输入文件
代码
package example.spark.sql
import org.apache.log4j.{Level, Logger}
import org.apache.spark.SparkContext
import org.apache.spark.rdd.RDD
import org.apache.spark.sql.{DataFrame, Dataset, Row, SparkSession}
object RDD_DF_DS {
def main(args: Array[String]): Unit = {
val spark: SparkSession = SparkSession.builder().appName("sparksql").master("local[6]").config("spark.sql.warehouse.dir", "E:/").getOrCreate()
val sc: SparkContext = spark.sparkContext
Logger.getLogger("org").setLevel(Level.ERROR)
val lines: RDD[String] = sc.textFile("data/input/csv")

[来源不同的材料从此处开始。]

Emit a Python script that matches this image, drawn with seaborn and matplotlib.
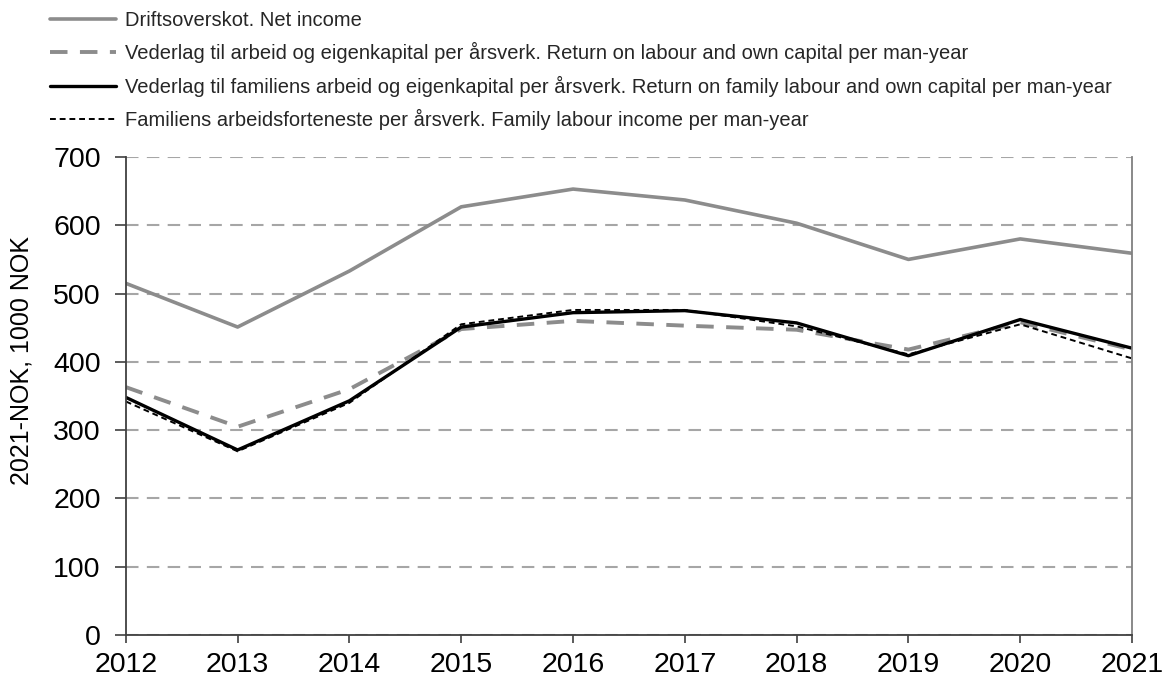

// val personRDD: RDD[(Int,String,Int)] = lines.map(line => {
val personRDD: RDD[Person] = lines.map(line => {
val str: Array[String] = line.split(",")
// (str(0).toInt, str(1), str(2).toInt)
Person(str(0).toInt, str(1), str(2).toInt)
})
//转换1: RDD->DF
import spark.implicits._
val personDF: DataFrame = personRDD.toDF("id", "name", "age")
//转换2:RDD->DS
val personDS: Dataset[Person] = personRDD.toDS()
//转换3:DF->RDD DF没有泛型
val rdd: RDD[Row] = personDF.rdd
//转换4:DS->RDD
val rdd1: RDD[Person] = personDS.rdd
//转换5:DF-->DS
val ds: Dataset[Person] = personDF.as[Person]
//转换6:DS-->DF
val df: DataFrame = personDS.toDF()
personDF.show()
personDS.show()
rdd.foreach(println)
rdd1.foreach(println)
//关闭资源
spark.stop()
}
case class Person(id: Int, name: String, age: Int)
}
结果打印
+---+--------+---+
| id| name|age|
+---+--------+---+
| 1|zhangsan| 20|
| 2| lisi| 29|
| 3| wangwu| 25|
| 4| zhaoliu| 30|
| 5| tianqi| 35|
| 6| kobe| 40|
+---+--------+---+
+---+--------+---+
| id| name|age|
+---+--------+---+
| 1|zhangsan| 20|
| 2| lisi| 29|
| 3| wangwu| 25|
| 4| zhaoliu| 30|
| 5| tianqi| 35|
| 6| kobe| 40|
+---+--------+---+
[1,zhangsan,20]
[2,lisi,29]
[4,zhaoliu,30]
[3,wangwu,25]
[5,tianqi,35]
[6,kobe,40]
Person(1,zhangsan,20)
Person(4,zhaoliu,30)
Person(5,tianqi,35)
Person(6,kobe,40)
Person(2,lisi,29)
Person(3,wangwu,25)
1)DF/DS转RDD
Val Rdd = DF/DS.rdd
2) DS/RDD转DF
import spark.implicits._
调用 toDF(就是把一行数据封装成row类型)
3)RDD转DS
将RDD的每一行封装成样例类,再调用toDS方法
4)DF转DS
根据row字段定义样例类,再调用asDS方法[样例类]
特别注意:在使用一些特殊的操作时,一定要加上 import spark.implicits._ 不然toDF、toDS无法使用。